* [Given instruction]: For each line of the data below that holds "matplotlib", copy the line.

-- BEGIN Records to use --

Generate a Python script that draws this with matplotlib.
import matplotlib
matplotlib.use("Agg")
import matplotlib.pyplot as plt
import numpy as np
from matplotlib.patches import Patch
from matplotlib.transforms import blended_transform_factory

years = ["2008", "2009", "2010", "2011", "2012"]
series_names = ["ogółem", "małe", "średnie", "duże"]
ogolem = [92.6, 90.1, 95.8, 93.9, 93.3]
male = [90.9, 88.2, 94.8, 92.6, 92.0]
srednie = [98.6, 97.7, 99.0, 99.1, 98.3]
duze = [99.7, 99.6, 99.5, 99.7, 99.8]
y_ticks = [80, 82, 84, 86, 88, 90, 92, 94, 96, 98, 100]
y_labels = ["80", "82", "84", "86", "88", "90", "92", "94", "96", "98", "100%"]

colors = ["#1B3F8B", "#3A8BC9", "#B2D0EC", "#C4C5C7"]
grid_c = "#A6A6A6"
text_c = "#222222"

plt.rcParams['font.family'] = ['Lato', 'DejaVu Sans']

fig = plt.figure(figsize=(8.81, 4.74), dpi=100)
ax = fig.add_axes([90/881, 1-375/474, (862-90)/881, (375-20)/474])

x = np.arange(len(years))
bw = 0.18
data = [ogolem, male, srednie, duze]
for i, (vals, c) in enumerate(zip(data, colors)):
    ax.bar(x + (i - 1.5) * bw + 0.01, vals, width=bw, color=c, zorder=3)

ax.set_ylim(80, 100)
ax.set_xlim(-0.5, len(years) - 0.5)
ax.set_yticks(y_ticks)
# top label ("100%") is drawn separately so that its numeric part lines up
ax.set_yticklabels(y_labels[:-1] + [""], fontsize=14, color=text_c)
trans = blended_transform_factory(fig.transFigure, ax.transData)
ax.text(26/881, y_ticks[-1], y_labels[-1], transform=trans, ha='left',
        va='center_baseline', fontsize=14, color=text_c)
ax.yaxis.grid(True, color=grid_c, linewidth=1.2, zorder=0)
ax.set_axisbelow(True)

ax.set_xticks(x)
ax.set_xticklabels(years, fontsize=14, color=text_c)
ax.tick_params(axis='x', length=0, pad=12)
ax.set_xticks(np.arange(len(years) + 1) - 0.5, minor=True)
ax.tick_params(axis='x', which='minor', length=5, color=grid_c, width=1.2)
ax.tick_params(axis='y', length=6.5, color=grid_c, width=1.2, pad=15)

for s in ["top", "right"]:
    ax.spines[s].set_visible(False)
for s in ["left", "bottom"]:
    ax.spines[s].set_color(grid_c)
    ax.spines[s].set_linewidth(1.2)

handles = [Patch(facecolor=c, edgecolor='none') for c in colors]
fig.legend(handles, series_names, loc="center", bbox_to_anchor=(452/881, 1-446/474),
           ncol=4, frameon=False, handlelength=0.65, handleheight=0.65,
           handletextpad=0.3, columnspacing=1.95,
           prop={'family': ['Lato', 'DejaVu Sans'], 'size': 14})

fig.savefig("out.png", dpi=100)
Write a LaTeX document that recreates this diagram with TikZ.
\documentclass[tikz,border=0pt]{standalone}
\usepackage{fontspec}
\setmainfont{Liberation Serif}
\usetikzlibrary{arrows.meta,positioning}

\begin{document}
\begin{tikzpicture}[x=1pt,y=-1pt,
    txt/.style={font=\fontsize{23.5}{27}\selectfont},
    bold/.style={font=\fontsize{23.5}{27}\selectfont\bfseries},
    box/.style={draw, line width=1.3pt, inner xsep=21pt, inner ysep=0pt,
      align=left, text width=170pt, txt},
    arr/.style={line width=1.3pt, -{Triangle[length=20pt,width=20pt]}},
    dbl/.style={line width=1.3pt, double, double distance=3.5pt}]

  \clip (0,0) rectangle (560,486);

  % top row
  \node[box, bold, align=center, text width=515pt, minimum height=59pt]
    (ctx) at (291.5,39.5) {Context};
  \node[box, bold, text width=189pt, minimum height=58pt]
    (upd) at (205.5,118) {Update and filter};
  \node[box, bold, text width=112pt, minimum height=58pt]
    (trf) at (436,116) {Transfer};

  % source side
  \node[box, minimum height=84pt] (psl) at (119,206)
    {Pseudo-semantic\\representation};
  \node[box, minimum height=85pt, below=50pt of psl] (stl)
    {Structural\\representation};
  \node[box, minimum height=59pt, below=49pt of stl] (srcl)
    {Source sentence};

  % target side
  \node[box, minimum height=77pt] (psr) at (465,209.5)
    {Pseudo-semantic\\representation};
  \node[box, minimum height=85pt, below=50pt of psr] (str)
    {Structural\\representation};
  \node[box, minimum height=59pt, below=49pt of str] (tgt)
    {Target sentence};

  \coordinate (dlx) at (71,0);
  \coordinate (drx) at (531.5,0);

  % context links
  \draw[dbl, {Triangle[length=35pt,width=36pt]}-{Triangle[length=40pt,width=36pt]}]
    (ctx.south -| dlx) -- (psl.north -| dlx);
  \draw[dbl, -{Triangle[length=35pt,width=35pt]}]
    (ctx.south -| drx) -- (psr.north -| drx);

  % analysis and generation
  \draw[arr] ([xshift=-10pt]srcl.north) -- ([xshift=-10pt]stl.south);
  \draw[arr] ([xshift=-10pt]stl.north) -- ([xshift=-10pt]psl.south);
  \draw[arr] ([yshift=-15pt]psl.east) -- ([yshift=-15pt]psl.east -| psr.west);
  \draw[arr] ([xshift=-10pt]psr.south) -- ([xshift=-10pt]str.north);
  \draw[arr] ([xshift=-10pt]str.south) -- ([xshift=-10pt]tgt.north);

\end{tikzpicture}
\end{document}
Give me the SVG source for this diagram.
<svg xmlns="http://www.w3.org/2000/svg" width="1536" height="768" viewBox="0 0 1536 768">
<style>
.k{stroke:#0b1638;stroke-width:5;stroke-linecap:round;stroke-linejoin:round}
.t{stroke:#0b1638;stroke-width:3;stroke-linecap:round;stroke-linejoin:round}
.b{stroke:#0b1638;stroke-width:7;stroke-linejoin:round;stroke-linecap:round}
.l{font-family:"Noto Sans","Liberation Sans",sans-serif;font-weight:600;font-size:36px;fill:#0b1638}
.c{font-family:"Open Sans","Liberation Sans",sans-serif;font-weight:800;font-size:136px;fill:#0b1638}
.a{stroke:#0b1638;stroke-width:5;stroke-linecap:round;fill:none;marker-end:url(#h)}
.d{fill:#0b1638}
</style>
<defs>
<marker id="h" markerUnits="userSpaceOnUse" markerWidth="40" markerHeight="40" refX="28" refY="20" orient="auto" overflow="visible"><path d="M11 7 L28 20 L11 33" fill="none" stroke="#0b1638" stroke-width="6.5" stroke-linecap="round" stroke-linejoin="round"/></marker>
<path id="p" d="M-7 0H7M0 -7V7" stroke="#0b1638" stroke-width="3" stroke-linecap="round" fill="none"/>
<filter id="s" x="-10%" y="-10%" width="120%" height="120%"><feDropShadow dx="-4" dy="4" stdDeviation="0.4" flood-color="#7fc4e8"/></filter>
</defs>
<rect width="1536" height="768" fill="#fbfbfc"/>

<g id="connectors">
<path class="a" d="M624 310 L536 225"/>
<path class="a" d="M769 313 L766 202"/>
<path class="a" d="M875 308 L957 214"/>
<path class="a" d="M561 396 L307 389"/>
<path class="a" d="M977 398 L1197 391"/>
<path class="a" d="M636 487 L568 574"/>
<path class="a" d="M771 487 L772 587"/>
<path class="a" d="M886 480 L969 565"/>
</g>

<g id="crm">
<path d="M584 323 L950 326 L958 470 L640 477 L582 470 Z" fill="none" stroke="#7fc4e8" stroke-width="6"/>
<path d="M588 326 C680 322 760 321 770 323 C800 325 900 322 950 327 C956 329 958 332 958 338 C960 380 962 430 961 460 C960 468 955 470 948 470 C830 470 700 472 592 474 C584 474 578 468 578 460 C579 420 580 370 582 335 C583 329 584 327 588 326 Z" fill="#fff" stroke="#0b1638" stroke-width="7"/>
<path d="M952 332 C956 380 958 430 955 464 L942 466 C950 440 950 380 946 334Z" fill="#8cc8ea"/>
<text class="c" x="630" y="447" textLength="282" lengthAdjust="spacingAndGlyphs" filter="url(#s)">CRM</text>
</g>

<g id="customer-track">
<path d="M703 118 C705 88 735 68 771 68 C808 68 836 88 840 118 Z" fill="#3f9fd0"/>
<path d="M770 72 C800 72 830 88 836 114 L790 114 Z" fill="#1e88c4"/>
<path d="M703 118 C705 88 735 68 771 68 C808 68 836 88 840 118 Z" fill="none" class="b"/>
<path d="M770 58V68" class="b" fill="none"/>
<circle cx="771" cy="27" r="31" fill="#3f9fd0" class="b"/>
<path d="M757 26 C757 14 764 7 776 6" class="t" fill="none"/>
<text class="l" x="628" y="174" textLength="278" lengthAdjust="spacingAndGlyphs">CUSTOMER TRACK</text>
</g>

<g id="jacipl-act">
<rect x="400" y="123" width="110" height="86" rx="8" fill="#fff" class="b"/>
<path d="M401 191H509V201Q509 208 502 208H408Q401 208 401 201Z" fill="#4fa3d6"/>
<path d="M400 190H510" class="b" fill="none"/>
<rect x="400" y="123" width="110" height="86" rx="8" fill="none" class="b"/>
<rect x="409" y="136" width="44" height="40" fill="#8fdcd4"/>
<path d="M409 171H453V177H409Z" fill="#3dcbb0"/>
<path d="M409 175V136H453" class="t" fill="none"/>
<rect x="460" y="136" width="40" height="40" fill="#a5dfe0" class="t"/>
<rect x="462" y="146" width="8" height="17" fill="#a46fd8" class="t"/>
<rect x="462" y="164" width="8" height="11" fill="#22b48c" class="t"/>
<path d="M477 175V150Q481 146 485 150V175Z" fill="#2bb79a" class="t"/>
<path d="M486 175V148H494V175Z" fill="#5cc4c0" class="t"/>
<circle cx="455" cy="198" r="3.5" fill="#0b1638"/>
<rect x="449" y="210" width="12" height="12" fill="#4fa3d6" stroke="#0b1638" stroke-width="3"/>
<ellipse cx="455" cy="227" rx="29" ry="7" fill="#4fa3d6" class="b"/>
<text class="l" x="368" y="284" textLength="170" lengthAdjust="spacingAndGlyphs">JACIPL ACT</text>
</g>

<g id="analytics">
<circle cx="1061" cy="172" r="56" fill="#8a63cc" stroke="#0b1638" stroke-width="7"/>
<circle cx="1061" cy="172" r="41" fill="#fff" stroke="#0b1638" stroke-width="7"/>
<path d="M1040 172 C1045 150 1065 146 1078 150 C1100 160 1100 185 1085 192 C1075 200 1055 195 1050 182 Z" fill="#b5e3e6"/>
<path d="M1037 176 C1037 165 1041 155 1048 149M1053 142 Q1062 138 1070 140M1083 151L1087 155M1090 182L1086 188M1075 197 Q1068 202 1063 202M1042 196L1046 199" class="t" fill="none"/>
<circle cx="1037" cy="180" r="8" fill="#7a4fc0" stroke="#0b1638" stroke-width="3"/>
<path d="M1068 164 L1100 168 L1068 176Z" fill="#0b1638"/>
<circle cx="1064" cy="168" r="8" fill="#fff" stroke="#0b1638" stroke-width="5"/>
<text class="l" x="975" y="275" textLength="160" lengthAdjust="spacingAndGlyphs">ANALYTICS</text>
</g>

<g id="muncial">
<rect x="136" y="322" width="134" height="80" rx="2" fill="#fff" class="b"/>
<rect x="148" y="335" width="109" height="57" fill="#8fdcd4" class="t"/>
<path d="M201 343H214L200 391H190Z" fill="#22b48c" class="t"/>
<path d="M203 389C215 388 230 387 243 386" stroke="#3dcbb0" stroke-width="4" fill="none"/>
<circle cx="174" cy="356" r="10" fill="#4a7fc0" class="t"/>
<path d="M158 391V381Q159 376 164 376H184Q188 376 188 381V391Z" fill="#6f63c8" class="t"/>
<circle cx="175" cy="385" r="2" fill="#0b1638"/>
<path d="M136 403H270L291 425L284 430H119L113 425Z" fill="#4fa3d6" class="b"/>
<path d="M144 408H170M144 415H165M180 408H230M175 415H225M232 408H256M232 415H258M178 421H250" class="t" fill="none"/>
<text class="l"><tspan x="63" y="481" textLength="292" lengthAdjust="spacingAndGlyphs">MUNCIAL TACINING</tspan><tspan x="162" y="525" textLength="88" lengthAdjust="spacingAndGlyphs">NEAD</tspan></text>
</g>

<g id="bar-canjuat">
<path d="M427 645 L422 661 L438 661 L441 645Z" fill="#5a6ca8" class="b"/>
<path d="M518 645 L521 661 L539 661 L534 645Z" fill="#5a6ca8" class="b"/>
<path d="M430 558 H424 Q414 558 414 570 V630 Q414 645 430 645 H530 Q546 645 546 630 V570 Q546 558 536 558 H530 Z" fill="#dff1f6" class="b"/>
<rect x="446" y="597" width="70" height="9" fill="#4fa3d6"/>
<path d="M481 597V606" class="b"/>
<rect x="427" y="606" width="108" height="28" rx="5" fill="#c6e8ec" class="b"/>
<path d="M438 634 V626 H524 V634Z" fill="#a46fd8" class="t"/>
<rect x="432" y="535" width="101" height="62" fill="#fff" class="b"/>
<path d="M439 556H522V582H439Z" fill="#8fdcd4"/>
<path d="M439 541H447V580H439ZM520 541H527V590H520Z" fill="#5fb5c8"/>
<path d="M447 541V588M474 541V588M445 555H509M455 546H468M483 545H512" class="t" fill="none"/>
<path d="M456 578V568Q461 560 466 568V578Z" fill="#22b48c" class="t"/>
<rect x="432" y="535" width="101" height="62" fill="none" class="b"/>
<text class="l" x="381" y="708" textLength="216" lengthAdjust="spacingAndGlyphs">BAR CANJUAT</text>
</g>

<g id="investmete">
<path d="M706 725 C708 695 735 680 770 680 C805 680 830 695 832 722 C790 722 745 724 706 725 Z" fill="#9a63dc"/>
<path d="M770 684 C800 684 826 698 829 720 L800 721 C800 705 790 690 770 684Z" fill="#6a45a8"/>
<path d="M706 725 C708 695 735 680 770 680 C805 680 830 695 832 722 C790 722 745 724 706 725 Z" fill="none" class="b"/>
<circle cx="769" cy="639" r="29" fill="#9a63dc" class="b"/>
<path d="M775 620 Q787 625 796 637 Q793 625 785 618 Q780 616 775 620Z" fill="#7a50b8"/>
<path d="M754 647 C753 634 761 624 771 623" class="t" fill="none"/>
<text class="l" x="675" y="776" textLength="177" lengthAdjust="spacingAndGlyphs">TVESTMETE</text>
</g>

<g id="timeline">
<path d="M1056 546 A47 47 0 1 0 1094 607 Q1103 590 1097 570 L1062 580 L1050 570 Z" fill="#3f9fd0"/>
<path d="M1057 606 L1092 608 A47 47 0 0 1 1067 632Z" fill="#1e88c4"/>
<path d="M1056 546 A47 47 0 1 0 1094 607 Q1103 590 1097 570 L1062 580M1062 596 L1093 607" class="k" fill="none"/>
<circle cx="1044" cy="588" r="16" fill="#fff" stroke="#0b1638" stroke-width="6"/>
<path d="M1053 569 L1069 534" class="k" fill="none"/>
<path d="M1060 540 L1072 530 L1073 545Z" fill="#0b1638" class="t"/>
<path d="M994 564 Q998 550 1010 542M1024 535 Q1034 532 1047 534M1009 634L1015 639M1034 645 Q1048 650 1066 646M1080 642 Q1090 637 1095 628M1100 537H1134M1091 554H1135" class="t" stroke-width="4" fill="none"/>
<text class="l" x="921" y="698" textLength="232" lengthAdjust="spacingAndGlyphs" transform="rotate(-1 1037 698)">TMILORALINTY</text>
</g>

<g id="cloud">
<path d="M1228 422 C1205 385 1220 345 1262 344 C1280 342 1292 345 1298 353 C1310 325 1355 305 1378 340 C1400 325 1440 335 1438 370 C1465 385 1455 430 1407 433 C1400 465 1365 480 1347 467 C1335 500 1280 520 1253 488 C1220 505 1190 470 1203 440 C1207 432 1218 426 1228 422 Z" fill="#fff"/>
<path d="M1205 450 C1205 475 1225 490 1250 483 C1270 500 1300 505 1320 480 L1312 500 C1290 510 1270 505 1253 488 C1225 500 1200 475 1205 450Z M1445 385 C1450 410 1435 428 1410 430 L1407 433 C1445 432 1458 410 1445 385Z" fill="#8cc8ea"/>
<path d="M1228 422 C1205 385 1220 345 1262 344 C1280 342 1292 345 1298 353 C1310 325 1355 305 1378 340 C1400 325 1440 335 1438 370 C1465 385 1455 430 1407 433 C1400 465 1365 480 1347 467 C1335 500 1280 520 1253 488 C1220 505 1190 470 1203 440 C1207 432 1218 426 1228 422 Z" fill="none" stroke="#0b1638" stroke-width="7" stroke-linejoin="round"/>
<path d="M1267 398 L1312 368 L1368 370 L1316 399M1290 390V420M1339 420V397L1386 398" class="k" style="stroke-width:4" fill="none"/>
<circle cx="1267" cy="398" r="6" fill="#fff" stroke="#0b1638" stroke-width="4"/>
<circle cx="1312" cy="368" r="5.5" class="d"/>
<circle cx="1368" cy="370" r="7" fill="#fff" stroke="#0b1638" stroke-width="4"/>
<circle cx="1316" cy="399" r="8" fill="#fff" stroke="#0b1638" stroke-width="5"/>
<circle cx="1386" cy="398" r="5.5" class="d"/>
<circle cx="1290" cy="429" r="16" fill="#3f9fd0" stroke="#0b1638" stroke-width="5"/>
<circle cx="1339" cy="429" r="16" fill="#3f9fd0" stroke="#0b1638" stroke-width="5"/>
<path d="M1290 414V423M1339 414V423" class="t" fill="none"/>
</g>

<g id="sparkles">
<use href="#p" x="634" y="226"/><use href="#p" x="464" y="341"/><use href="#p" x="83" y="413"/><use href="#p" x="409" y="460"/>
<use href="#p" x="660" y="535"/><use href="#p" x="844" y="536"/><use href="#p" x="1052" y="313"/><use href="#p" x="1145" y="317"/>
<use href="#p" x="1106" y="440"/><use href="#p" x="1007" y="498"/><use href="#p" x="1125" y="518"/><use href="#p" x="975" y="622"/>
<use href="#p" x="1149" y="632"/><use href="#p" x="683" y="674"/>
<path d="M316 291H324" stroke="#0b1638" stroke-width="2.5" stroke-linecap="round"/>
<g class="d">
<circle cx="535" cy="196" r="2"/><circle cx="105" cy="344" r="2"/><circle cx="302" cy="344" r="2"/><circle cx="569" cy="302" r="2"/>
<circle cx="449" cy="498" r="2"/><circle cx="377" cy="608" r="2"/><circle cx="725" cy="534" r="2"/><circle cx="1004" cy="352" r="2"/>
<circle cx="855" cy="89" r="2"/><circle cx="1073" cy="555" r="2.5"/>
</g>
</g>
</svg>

-- END Records to use --

* [Output of the exercise]:
Generate a Python script that draws this with matplotlib.
import matplotlib
matplotlib.use("Agg")
import matplotlib.pyplot as plt
from matplotlib.patches import Patch
from matplotlib.transforms import blended_transform_factory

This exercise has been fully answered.